§ **PROBLEM TO WORK ON**
Print the material below exactly as it stands, please, from its first line to the line holding "5.955, 5.40, 5.665, 5.62, 5.613, 5.632]", with no pictures.

§ **DATASET EXTRACT**
※
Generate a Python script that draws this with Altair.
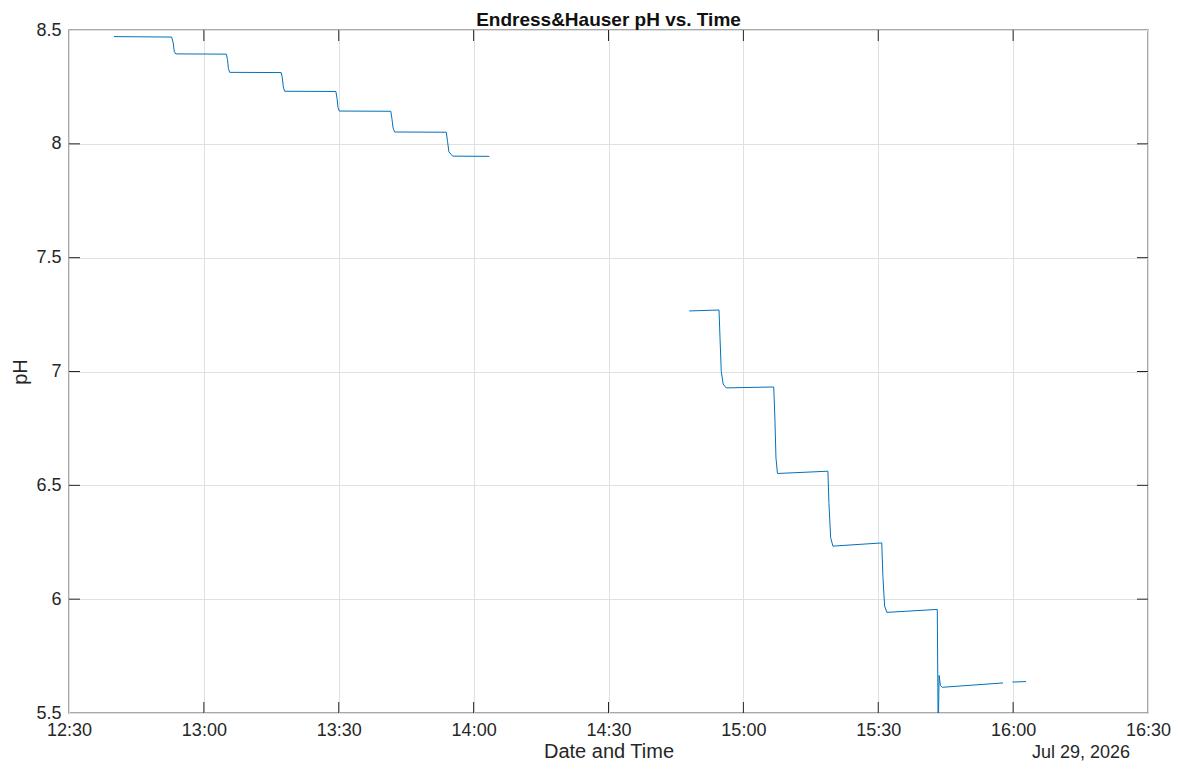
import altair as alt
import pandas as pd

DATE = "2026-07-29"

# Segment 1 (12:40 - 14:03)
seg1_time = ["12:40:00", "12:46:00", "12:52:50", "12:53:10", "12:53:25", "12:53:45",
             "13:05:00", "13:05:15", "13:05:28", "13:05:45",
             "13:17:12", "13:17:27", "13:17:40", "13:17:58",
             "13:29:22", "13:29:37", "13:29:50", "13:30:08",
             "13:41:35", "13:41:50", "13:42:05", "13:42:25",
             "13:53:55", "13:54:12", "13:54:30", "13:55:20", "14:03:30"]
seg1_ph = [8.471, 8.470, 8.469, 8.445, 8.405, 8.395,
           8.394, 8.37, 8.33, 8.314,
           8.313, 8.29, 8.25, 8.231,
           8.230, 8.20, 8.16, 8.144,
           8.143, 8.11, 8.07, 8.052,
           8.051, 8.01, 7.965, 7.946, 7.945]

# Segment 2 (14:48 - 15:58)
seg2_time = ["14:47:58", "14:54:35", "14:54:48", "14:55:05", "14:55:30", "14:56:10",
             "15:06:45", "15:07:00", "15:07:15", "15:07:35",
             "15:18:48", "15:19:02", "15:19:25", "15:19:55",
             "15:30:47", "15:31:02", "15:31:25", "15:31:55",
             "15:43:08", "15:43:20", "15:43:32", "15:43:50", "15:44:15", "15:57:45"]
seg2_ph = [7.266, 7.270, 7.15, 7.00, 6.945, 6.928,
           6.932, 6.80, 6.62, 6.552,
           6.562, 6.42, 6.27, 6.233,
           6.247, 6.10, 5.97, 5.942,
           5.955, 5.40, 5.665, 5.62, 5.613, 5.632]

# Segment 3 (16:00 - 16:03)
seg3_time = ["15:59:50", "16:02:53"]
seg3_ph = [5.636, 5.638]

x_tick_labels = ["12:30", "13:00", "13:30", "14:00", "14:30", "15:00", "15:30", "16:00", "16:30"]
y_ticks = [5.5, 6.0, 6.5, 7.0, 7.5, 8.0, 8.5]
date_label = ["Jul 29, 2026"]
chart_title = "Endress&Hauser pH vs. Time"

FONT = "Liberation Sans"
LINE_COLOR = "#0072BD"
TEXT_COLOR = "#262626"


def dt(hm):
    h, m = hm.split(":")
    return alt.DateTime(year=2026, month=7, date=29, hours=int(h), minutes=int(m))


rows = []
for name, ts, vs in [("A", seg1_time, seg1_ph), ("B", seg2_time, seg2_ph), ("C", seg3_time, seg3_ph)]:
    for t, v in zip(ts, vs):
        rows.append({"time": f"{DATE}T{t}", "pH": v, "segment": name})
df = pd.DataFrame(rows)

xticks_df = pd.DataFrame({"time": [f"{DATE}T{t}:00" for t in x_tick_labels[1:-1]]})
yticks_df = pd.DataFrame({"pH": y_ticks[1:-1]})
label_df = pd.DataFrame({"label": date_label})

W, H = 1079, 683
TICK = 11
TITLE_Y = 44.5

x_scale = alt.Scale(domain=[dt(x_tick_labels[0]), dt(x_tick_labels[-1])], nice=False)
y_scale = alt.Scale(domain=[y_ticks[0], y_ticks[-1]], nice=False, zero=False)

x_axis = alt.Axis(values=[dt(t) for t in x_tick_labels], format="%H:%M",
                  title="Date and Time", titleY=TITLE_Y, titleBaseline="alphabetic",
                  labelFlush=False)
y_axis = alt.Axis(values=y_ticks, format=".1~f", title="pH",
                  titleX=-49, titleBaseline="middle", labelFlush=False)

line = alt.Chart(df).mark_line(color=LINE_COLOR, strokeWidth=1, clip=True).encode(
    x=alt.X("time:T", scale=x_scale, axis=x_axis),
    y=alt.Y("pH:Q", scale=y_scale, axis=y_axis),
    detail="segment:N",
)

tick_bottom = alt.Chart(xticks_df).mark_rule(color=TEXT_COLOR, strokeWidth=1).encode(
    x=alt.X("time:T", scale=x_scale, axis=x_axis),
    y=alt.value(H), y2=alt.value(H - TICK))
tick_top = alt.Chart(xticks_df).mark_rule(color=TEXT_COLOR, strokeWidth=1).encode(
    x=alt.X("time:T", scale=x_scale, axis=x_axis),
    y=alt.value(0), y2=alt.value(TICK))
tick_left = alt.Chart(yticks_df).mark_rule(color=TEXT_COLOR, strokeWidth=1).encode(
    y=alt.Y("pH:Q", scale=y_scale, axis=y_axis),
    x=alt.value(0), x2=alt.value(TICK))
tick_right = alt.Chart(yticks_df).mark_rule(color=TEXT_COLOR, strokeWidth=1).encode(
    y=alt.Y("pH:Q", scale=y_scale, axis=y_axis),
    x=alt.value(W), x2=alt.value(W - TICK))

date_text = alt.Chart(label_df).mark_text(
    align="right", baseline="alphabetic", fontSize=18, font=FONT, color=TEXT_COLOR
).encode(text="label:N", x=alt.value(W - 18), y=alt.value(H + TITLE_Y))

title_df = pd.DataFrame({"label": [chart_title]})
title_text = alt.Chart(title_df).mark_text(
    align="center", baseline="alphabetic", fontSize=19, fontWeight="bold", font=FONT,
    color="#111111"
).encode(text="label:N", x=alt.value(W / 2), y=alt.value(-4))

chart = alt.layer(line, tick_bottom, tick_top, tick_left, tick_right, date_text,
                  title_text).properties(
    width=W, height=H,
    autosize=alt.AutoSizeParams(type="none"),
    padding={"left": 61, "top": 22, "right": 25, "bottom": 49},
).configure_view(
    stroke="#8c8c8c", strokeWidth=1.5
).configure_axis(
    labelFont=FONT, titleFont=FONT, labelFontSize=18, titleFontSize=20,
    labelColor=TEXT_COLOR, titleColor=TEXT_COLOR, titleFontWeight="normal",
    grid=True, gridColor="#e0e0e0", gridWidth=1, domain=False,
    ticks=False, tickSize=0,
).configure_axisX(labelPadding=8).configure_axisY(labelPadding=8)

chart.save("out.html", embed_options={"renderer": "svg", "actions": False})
※
§ **RESULT OF THIS EXERCISE**
Generate a Python script that draws this with Altair.
import altair as alt
import pandas as pd

DATE = "2026-07-29"

# Segment 1 (12:40 - 14:03)
seg1_time = ["12:40:00", "12:46:00", "12:52:50", "12:53:10", "12:53:25", "12:53:45",
             "13:05:00", "13:05:15", "13:05:28", "13:05:45",
             "13:17:12", "13:17:27", "13:17:40", "13:17:58",
             "13:29:22", "13:29:37", "13:29:50", "13:30:08",
             "13:41:35", "13:41:50", "13:42:05", "13:42:25",
             "13:53:55", "13:54:12", "13:54:30", "13:55:20", "14:03:30"]
seg1_ph = [8.471, 8.470, 8.469, 8.445, 8.405, 8.395,
           8.394, 8.37, 8.33, 8.314,
           8.313, 8.29, 8.25, 8.231,
           8.230, 8.20, 8.16, 8.144,
           8.143, 8.11, 8.07, 8.052,
           8.051, 8.01, 7.965, 7.946, 7.945]

# Segment 2 (14:48 - 15:58)
seg2_time = ["14:47:58", "14:54:35", "14:54:48", "14:55:05", "14:55:30", "14:56:10",
             "15:06:45", "15:07:00", "15:07:15", "15:07:35",
             "15:18:48", "15:19:02", "15:19:25", "15:19:55",
             "15:30:47", "15:31:02", "15:31:25", "15:31:55",
             "15:43:08", "15:43:20", "15:43:32", "15:43:50", "15:44:15", "15:57:45"]
seg2_ph = [7.266, 7.270, 7.15, 7.00, 6.945, 6.928,
           6.932, 6.80, 6.62, 6.552,
           6.562, 6.42, 6.27, 6.233,
           6.247, 6.10, 5.97, 5.942,
           5.955, 5.40, 5.665, 5.62, 5.613, 5.632]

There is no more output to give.